他方、現存する樹木の情報を収集・データ化し、網羅的なデータベースを構築するコストは大きくなりがちであり、地方公共団体における導入は広がっていない。特に位置や樹高などの基礎的な情報に加え、健康状態や周辺の生態などの樹木の付加的な情報を収集しようとする場合はコストが問題となるため、如何にデータ収集を効率的に行うかが課題となる。
今回の実証実験では、3D都市モデル(LOD2植生モデル)に対し面的に測量した樹木の位置、樹高、直径、枝下高さ等の樹木の基礎的な情報を属性情報として付与することで、樹木情報を一元化する。これを基にリレーショナルデータベースと管理用アプリを開発することで、行政職員が管理業務で利用可能な管理台帳システムを構築する。
さらに、樹木の環境価値を評価するための付加的な情報を収集するため、都市公園内の樹木に関する情報や写真を登録できるスマートフォン向けアプリを開発する。このアプリを用いて市民協働型のデータ収集ワークショップを開催することで、LiDAR等の測量では分からない種名判定や腐朽菌発生といった樹木の詳細な生体情報を取得する仕組みを構築する。

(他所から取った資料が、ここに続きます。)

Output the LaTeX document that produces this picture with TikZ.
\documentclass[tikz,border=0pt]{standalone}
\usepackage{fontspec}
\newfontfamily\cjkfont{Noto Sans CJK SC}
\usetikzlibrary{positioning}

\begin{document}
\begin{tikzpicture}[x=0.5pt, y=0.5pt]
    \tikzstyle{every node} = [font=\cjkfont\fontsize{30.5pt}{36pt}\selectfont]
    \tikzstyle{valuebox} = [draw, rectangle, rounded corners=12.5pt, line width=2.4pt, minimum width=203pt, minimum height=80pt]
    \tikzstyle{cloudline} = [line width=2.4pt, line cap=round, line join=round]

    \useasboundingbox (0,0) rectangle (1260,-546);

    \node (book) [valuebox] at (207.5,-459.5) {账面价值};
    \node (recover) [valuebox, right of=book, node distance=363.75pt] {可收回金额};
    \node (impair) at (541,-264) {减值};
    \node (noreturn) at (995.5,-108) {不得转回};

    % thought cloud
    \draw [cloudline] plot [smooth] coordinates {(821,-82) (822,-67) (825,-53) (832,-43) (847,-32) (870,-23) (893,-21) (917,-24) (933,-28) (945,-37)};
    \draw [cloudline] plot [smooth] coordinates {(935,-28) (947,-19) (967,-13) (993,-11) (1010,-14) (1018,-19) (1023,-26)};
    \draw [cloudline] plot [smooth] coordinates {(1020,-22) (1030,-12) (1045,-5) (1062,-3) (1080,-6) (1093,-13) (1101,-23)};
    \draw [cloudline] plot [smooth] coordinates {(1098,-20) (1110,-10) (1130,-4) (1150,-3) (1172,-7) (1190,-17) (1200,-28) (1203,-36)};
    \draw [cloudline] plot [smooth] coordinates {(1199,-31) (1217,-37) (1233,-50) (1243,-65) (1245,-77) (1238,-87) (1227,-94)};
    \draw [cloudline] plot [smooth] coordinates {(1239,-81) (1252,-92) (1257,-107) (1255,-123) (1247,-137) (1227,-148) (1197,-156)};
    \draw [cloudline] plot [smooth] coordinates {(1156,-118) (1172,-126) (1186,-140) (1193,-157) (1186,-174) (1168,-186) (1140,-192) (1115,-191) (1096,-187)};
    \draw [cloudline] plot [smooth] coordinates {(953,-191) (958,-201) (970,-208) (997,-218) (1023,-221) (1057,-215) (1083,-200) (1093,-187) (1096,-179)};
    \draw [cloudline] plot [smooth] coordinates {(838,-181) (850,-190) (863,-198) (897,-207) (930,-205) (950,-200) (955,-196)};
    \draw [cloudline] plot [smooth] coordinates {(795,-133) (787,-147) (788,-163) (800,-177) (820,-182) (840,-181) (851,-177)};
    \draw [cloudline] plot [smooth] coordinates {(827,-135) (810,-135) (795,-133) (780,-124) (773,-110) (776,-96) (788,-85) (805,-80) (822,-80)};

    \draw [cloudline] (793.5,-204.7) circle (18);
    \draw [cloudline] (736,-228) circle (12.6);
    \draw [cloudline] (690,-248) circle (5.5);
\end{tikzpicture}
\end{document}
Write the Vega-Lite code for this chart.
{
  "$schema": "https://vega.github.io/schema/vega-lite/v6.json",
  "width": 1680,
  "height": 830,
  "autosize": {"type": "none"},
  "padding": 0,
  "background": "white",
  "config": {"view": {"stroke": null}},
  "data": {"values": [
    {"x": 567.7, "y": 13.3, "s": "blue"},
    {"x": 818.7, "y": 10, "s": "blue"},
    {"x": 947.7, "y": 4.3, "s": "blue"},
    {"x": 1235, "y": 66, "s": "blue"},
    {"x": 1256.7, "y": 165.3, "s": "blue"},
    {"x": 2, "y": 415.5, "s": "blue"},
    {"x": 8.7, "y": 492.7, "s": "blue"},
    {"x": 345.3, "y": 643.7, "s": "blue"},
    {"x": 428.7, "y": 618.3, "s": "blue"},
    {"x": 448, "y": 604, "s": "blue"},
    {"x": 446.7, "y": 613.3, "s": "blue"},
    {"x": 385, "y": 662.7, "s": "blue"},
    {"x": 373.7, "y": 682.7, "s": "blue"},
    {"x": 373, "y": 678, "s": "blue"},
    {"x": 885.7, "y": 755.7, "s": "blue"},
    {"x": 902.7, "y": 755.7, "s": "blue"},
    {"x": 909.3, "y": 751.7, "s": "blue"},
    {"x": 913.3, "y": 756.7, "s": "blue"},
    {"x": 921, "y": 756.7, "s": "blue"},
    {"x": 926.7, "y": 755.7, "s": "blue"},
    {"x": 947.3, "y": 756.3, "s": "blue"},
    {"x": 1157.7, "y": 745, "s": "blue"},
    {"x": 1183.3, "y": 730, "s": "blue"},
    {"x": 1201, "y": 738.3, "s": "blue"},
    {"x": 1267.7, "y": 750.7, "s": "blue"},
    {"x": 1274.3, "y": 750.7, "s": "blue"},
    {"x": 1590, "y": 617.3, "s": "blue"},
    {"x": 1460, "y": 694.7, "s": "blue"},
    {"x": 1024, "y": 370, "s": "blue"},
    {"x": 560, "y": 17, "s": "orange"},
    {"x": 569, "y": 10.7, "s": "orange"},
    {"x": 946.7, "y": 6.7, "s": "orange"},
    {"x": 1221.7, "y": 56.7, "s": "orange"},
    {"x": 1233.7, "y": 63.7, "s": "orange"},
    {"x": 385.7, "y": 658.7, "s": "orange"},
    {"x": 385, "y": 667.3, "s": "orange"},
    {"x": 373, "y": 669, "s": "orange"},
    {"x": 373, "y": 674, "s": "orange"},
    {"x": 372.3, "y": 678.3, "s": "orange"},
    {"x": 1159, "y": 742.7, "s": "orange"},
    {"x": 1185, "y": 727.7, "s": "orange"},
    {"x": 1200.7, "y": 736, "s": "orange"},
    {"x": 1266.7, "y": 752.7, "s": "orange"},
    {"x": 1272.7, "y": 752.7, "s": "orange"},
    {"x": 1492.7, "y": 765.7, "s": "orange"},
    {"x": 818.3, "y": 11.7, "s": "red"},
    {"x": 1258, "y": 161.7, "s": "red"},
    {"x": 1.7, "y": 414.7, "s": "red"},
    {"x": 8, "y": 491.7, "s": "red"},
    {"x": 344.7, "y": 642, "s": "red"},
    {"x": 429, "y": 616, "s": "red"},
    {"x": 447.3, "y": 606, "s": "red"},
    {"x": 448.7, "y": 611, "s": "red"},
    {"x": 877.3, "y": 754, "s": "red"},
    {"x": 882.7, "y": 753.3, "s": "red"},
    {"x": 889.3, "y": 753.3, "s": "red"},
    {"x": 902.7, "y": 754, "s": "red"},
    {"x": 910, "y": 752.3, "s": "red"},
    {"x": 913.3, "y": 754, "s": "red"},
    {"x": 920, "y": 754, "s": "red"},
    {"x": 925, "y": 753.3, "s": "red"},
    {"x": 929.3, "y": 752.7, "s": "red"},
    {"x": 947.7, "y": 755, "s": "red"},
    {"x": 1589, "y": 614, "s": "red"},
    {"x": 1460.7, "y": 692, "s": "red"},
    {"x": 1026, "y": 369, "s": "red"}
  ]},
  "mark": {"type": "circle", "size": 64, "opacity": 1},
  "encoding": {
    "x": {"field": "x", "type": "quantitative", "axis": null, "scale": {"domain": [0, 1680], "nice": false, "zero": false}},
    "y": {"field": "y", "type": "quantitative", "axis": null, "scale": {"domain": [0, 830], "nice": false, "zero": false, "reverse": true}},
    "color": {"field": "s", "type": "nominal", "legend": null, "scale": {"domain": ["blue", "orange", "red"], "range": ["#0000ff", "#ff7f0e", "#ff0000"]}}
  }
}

スマホ向けアプリから取得された付加的な情報はデータベースシステムに蓄積され、これを利用したCO2吸収量や樹冠雨水遮断量等の環境価値のシミュレーションを行うことが可能となる。
本システムの導入によって、地方公共団体の樹木データベース構築を促進し、樹木管理の効率化を図るとともに、付加的な情報を大規模に取得する仕組みを確立することで、樹木管理に新たな価値をもたらすことを目指す。